I fill my lungs with reluctant breath, and hold the sweetness of the forest for a moment before I push the air out of my body slowly all the way to the very bottom. I hold the emptiness; that place of "no thing". I stay there, with the no thing, and I think about my sweet friend, never to breathe again. I see his sparkling eyes in my mind's eye and I know that he would want me to breathe, even if he never will again. Knowing this truth, I pull the cool air around me deep into my body. My gift to him is to keep trying. To keep breathing until the breath is take from me, just as it was taken from him, leaving those who love me to find their way through trying to find their own breath again. Until then, I will breathe. I get to breathe! It's a gift.


I am alive.

That won't always be true, but today, I am alive. Breathing.


I place the wavy lock of soft white hair back in the box and place my hand on the pile of ashes in front of me. Just lightly. Just enough to frost my palm with a film of ash. I bring my hands together, held to my heart center, in prayer.


I pull in the breath. I let it go. I pull in the breath. I let it go.


I lose track of time. Of place. Of the why. And the how.


I just...breathe.


As I allow my body to do what it naturally does, I find the softness of a smile.

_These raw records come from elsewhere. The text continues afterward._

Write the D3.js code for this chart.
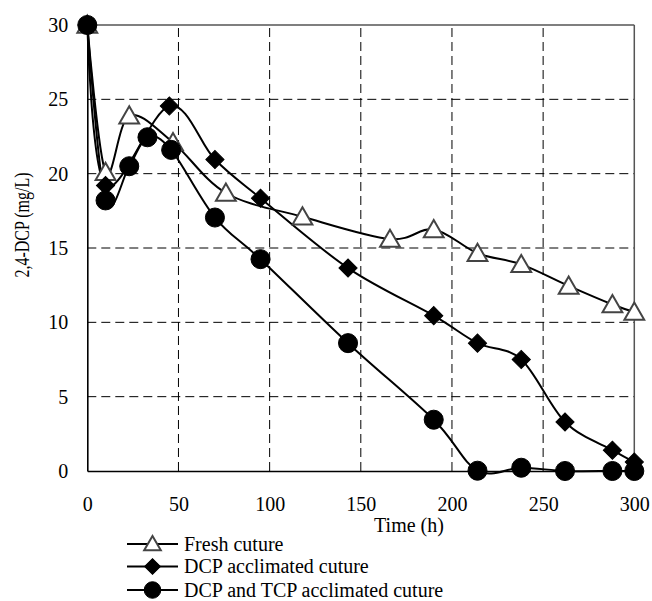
<!DOCTYPE html>
<html>
<head>
<meta charset="utf-8">
<script src="https://cdn.jsdelivr.net/npm/d3@7"></script>
<style>
  body { margin: 0; background: #fff; }
  svg text { font-family: "Liberation Serif", "Times New Roman", serif; fill: #000; }
</style>
</head>
<body>
<svg id="chart" width="652" height="601"></svg>
<script>
// data
var freshTime = [0, 10, 23, 47, 76, 118, 166, 190, 214, 238, 264, 288, 300];
var freshConc = [30, 20.1, 23.9, 22.1, 18.7, 17.1, 15.6, 16.25, 14.65, 13.9, 12.45, 11.2, 10.7];

var dcpTime = [0, 10, 45, 70, 95, 143, 190, 214, 238, 262, 288, 300];
var dcpConc = [30, 19.2, 24.55, 20.95, 18.35, 13.65, 10.45, 8.6, 7.5, 3.3, 1.4, 0.6];

var tcpTime = [0, 10, 23, 33, 46, 70, 95, 143, 190, 214, 238, 262, 288, 300];
var tcpConc = [30, 18.2, 20.5, 22.45, 21.6, 17.05, 14.25, 8.6, 3.45, 0.02, 0.22, 0, 0, 0];

var xTicks = [0, 50, 100, 150, 200, 250, 300];
var yTicks = [0, 5, 10, 15, 20, 25, 30];
var legendNames = ["Fresh cuture", "DCP acclimated cuture", "DCP and TCP acclimated cuture"];

var svg = d3.select('#chart');

var x = d3.scaleLinear().domain([0, 300]).range([87.3, 634.3]);
var y = d3.scaleLinear().domain([0, 30]).range([471, 25]);

// grid
var grid = svg.append('g').attr('class', 'grid');
grid.selectAll('line.v')
    .data(xTicks.filter(function(d) { return d > 0 && d < 300 }))
  .enter().append('line')
    .attr('x1', function(d) { return x(d) }).attr('x2', function(d) { return x(d) })
    .attr('y1', y(0)).attr('y2', y(30))
    .attr('stroke', '#000').attr('stroke-width', 1).attr('stroke-dasharray', '9,5');
grid.selectAll('line.h')
    .data(yTicks.filter(function(d) { return d > 0 && d < 30 }))
  .enter().append('line')
    .attr('x1', x(0)).attr('x2', x(300))
    .attr('y1', function(d) { return y(d) }).attr('y2', function(d) { return y(d) })
    .attr('stroke', '#000').attr('stroke-width', 1).attr('stroke-dasharray', '9,5');

// frame top / right
svg.append('line').attr('x1', x(0)).attr('x2', x(300)).attr('y1', y(30)).attr('y2', y(30))
    .attr('stroke', '#555').attr('stroke-width', 1.5);
svg.append('line').attr('x1', x(300)).attr('x2', x(300)).attr('y1', y(30)).attr('y2', y(0))
    .attr('stroke', '#555').attr('stroke-width', 1.5);

// axes
var xAxis = svg.append('g')
    .attr('transform', 'translate(0,' + y(0) + ')')
    .call(d3.axisBottom(x).tickValues(xTicks).tickSize(0).tickPadding(26));
var yAxis = svg.append('g')
    .attr('transform', 'translate(' + x(0) + ',0)')
    .call(d3.axisLeft(y).tickValues(yTicks).tickSize(0).tickPadding(19));
[xAxis, yAxis].forEach(function(a) {
    a.select('.domain').attr('stroke', '#000').attr('stroke-width', 1.6);
    a.selectAll('text').style('font-size', '20px').style('font-family', '"Liberation Serif", serif');
});

// titles
svg.append('text')
    .attr('x', 409).attr('y', 532)
    .attr('text-anchor', 'middle')
    .style('font-size', '20px')
    .text('Time (h)');
svg.append('text')
    .attr('transform', 'translate(29,225) rotate(-90)')
    .attr('text-anchor', 'middle')
    .attr('textLength', 105).attr('lengthAdjust', 'spacingAndGlyphs')
    .style('font-size', '20px')
    .text('2,4-DCP (mg/L)');

// series
var line = d3.line()
    .x(function(d) { return x(d[0]) })
    .y(function(d) { return y(d[1]) })
    .curve(d3.curveCardinal.tension(0));

var series = [
    { times: freshTime, vals: freshConc, sym: d3.symbolTriangle, size: 170, legSize: 120, fill: '#fff', stroke: '#444', rot: 0 },
    { times: dcpTime, vals: dcpConc, sym: d3.symbolSquare, size: 165, legSize: 125, fill: '#000', stroke: '#000', rot: 45 },
    { times: tcpTime, vals: tcpConc, sym: d3.symbolCircle, size: 285, legSize: 215, fill: '#000', stroke: '#000', rot: 0 }
];

series.forEach(function(s) {
    s.points = s.times.map(function(t, i) { return [t, s.vals[i]] });
    svg.append('path')
        .attr('d', line(s.points))
        .attr('fill', 'none')
        .attr('stroke', '#000')
        .attr('stroke-width', 2);
});

// markers drawn last, circles end up on top
series.forEach(function(s) {
    svg.append('g').selectAll('path')
        .data(s.points)
      .enter().append('path')
        .attr('d', d3.symbol().type(s.sym).size(s.size))
        .attr('transform', function(d) {
            var dy = s.sym === d3.symbolTriangle ? 2 : 0;
            return 'translate(' + x(d[0]) + ',' + (y(d[1]) + dy) + ') rotate(' + s.rot + ')';
        })
        .attr('fill', s.fill)
        .attr('stroke', s.stroke)
        .attr('stroke-width', s.sym === d3.symbolTriangle ? 2 : 1);
});

// legend
var legend = svg.append('g').attr('transform', 'translate(127,544)');
var rows = legend.selectAll('g')
    .data(series)
  .enter().append('g')
    .attr('transform', function(d, i) { return 'translate(0,' + [0, 22.5, 46][i] + ')' });
rows.append('line')
    .attr('x1', 0).attr('x2', 51)
    .attr('stroke', '#000').attr('stroke-width', 2);
rows.append('path')
    .attr('d', function(d) { return d3.symbol().type(d.sym).size(d.legSize)() })
    .attr('transform', function(d) {
        var dy = d.sym === d3.symbolTriangle ? 1.5 : 0;
        return 'translate(25.5,' + dy + ') rotate(' + d.rot + ')';
    })
    .attr('fill', function(d) { return d.fill })
    .attr('stroke', function(d) { return d.stroke })
    .attr('stroke-width', function(d) { return d.sym === d3.symbolTriangle ? 2 : 1 });
rows.append('text')
    .attr('x', 57).attr('dy', '0.33em')
    .style('font-size', '20px')
    .text(function(d, i) { return legendNames[i] });
</script>
</body>
</html>
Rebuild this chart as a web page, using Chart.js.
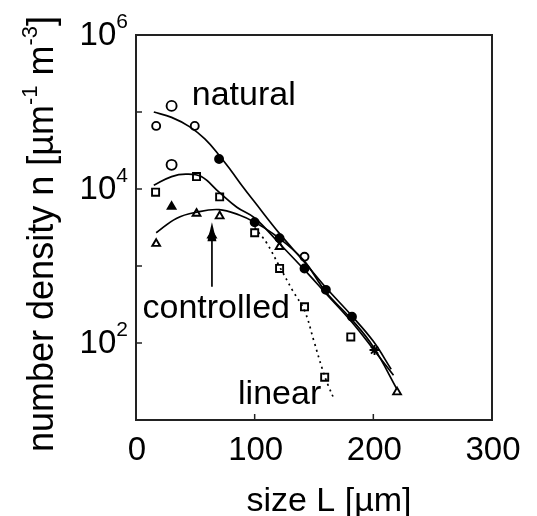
<!DOCTYPE html>
<html><head><meta charset="utf-8">
<script src="https://cdn.jsdelivr.net/npm/chart.js@4"></script>
<style>html,body{margin:0;padding:0;background:#fff}#wrap{width:537px;height:516px}</style>
</head><body><div id="wrap"><canvas id="c" width="537" height="516"></canvas></div>
<script>
// ---- data ----
const naturalCurveX = [15, 30, 45, 58, 70, 80, 90, 100, 121, 142, 160, 182, 200, 215];
const naturalCurveY = [100000, 85100, 64600, 44700, 27500, 17400, 10700, 6760, 2630, 1120, 525, 224, 105, 45.7];

const middleCurveX = [15, 30, 42, 55, 70, 85, 100, 121, 142, 160, 182, 200, 217];
const middleCurveY = [11200, 14500, 15600, 14500, 9100, 5800, 4200, 1950, 890, 440, 186, 83, 38];

const controlledCurveX = [17, 34, 51, 70, 87, 100, 119, 141, 160, 182, 200, 220];
const controlledCurveY = [2700, 4150, 5000, 5400, 4600, 3700, 2400, 1200, 460, 200, 89, 25];

const linearCurveX = [100, 110, 121, 132, 142, 150, 157, 162, 167];
const linearCurveY = [3160, 2000, 980, 480, 263, 105, 46, 28, 18.6];

const openCircleX = [17, 49.5, 142];
const openCircleY = [66000, 66000, 1320];
const openHexX = [30, 30];
const openHexY = [120000, 20600];
const filledCircleX = [70, 100, 121, 142, 160, 182];
const filledCircleY = [24500, 3700, 2300, 930, 490, 220];
const openSquareX = [16.5, 51, 70.5, 100, 121, 142, 159, 181];
const openSquareY = [9100, 14500, 7900, 2700, 930, 295, 36, 120];
const openTriX = [17, 51, 70.5, 121, 220];
const openTriY = [1950, 4800, 4450, 1780, 23];
const filledTriX = [30, 64];
const filledTriY = [5900, 2500];
const starX = [201];
const starY = [81];

const xTickValues = [0, 100, 200, 300];
const xTickLabels = ["0", "100", "200", "300"];
const yTickValues = [100, 10000, 1000000];
const yTickBase = ["10", "10", "10"];
const yTickExp = ["2", "4", "6"];
const xMinorTicks = [100, 200];
const yMinorTicks = [100, 1000, 10000, 100000];

const annotText = ["natural", "controlled", "linear"];
const annotX = [47, 5.5, 86];
const annotY = [123000, 211, 16.2];
const arrowX = 64;
const arrowFromY = 537;
const arrowToY = 3700;

const xTitle = "size L [µm]";
const yTitleParts = ["number density n [µm", "-1", " m", "-3", "]"];

// ---- helpers ----
function pts(xs, ys) { return xs.map((x, i) => ({ x: x, y: ys[i] })); }
const FONT = '"Liberation Sans", Arial, Helvetica, sans-serif';

function curve(xs, ys, dash) {
  return { type: 'line', data: pts(xs, ys), borderColor: '#000', borderWidth: 1.7,
    borderDash: dash || [], pointRadius: 0, tension: 0.4, fill: false };
}
function marks(xs, ys, style, filled, r) {
  return { type: 'scatter', data: pts(xs, ys), pointStyle: style, pointRadius: r,
    pointBackgroundColor: filled ? '#000' : '#fff', pointBorderColor: '#000', pointBorderWidth: 1.9, showLine: false };
}

function drawRich(ctx, parts, x, y, align) {
  let w = 0;
  parts.forEach(p => { ctx.font = p.size + 'px ' + FONT; w += ctx.measureText(p.t).width; });
  let cx = align === 'right' ? x - w : align === 'center' ? x - w / 2 : x;
  ctx.textAlign = 'left';
  ctx.textBaseline = 'alphabetic';
  parts.forEach(p => {
    ctx.font = p.size + 'px ' + FONT;
    ctx.fillText(p.t, cx, y + (p.dy || 0));
    cx += ctx.measureText(p.t).width;
  });
}

const decor = {
  id: 'decor',
  afterDatasetsDraw(chart) {
    const ctx = chart.ctx, a = chart.chartArea, xs = chart.scales.x, ys = chart.scales.y;
    ctx.save();
    ctx.fillStyle = '#000';
    ctx.strokeStyle = '#000';
    // arrow
    const ax = xs.getPixelForValue(arrowX), ay0 = ys.getPixelForValue(arrowFromY), ay1 = ys.getPixelForValue(arrowToY);
    ctx.lineWidth = 1.7;
    ctx.beginPath(); ctx.moveTo(ax, ay0); ctx.lineTo(ax, ay1 + 14); ctx.stroke();
    ctx.beginPath(); ctx.moveTo(ax, ay1); ctx.lineTo(ax - 4.5, ay1 + 19); ctx.lineTo(ax + 4.5, ay1 + 19); ctx.closePath(); ctx.fill();
    // frame
    ctx.strokeStyle = '#222';
    ctx.lineWidth = 2;
    ctx.strokeRect(a.left, a.top, a.right - a.left, a.bottom - a.top);
    // ticks inward
    ctx.lineWidth = 1.5;
    xMinorTicks.forEach(v => { const p = xs.getPixelForValue(v); ctx.beginPath(); ctx.moveTo(p, a.bottom); ctx.lineTo(p, a.bottom - 6); ctx.stroke(); });
    yMinorTicks.forEach(v => { const p = ys.getPixelForValue(v); ctx.beginPath(); ctx.moveTo(a.left, p); ctx.lineTo(a.left + 6, p); ctx.stroke(); });
    ctx.fillStyle = '#000';
    xTickValues.forEach((v, i) => drawRich(ctx, [{ t: xTickLabels[i], size: 33 }], xs.getPixelForValue(v) + 1, a.bottom + 40, 'center'));
    yTickValues.forEach((v, i) => drawRich(ctx, [{ t: yTickBase[i], size: 33 }, { t: yTickExp[i], size: 21, dy: -17 }], a.left - 8, ys.getPixelForValue(v) + 10, 'right'));
    annotText.forEach((t, i) => drawRich(ctx, [{ t: t, size: 34 }], xs.getPixelForValue(annotX[i]), ys.getPixelForValue(annotY[i]), 'left'));
    drawRich(ctx, [{ t: xTitle, size: 34 }], a.left + 193, a.bottom + 91, 'center');
    ctx.save();
    ctx.translate(a.left - 83, a.top + 199);
    ctx.rotate(-Math.PI / 2);
    drawRich(ctx, [
      { t: yTitleParts[0], size: 36 }, { t: yTitleParts[1], size: 22, dy: -16 },
      { t: yTitleParts[2], size: 36 }, { t: yTitleParts[3], size: 22, dy: -16 },
      { t: yTitleParts[4], size: 36 }], 0, 0, 'center');
    ctx.restore();
    ctx.restore();
  }
};

new Chart(document.getElementById('c'), {
  type: 'scatter',
  data: {
    datasets: [
      curve(naturalCurveX, naturalCurveY),
      curve(middleCurveX, middleCurveY),
      curve(controlledCurveX, controlledCurveY),
      curve(linearCurveX, linearCurveY, [2, 4]),
      marks(openCircleX, openCircleY, 'circle', false, 4),
      marks(openHexX, openHexY, 'circle', false, 5),
      marks(filledCircleX, filledCircleY, 'circle', true, 4),
      marks(openSquareX, openSquareY, 'rect', false, 5),
      marks(openTriX, openTriY, 'triangle', false, 4.5),
      marks(filledTriX, filledTriY, 'triangle', true, 4.5),
      marks(starX, starY, 'star', false, 5)
    ]
  },
  options: {
    responsive: false,
    animation: false,
    devicePixelRatio: 1,
    layout: { padding: { left: 136, top: 35, right: 45, bottom: 96 } },
    plugins: { legend: { display: false }, tooltip: { enabled: false } },
    scales: {
      x: { type: 'linear', min: 0, max: 300, display: false },
      y: { type: 'logarithmic', min: 10, max: 1000000, display: false }
    }
  },
  plugins: [decor]
});
</script></body></html>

My sweet old friend would have been glad to see me here. He would have liked to know that I could move forward without him. He wouldn't have wanted me to wander, lost, without him. I know this is true, because he was always happiest when I was laughing. It was at this moment that a bubbly laughter began to find it's way out of my body. Laughter at memories of a silly puppy squeaking a red rubber ball that would be his very favorite belonging for 12 wonderful years. Laughter at the way he would push his way between my partner and I on walks, determining that I belonged to him alone. Laughter at his quizzical head tilt, and his ever present sweetness. Laughter for the love we shared, and the friendship we both treasured.


My silted hands touched the tree by my side. I rubbed the ash on my hand into the bark, and then hugged it fiercely. Breathing. Crying. Laughing. Being alive. Just...being.


We breathe because we must, until we no longer can. We breathe, because that is all we can do in the face of loss, of love, of hope, of pain, of regret, and in the face of the joy that is our birthright. We breathe...because we get to

live.


I held that tree until it almost felt that it was holding me in return, and then, with the deepest breath I could find, and the most peaceful exhale I had found all day, I gathered my precious box into my arms, and walked back through the trees with a feeling of love all over my skin. We cannot lose those we choose to keep in our hearts. Death cannot take them from us. Not really. Not as long as we breathe.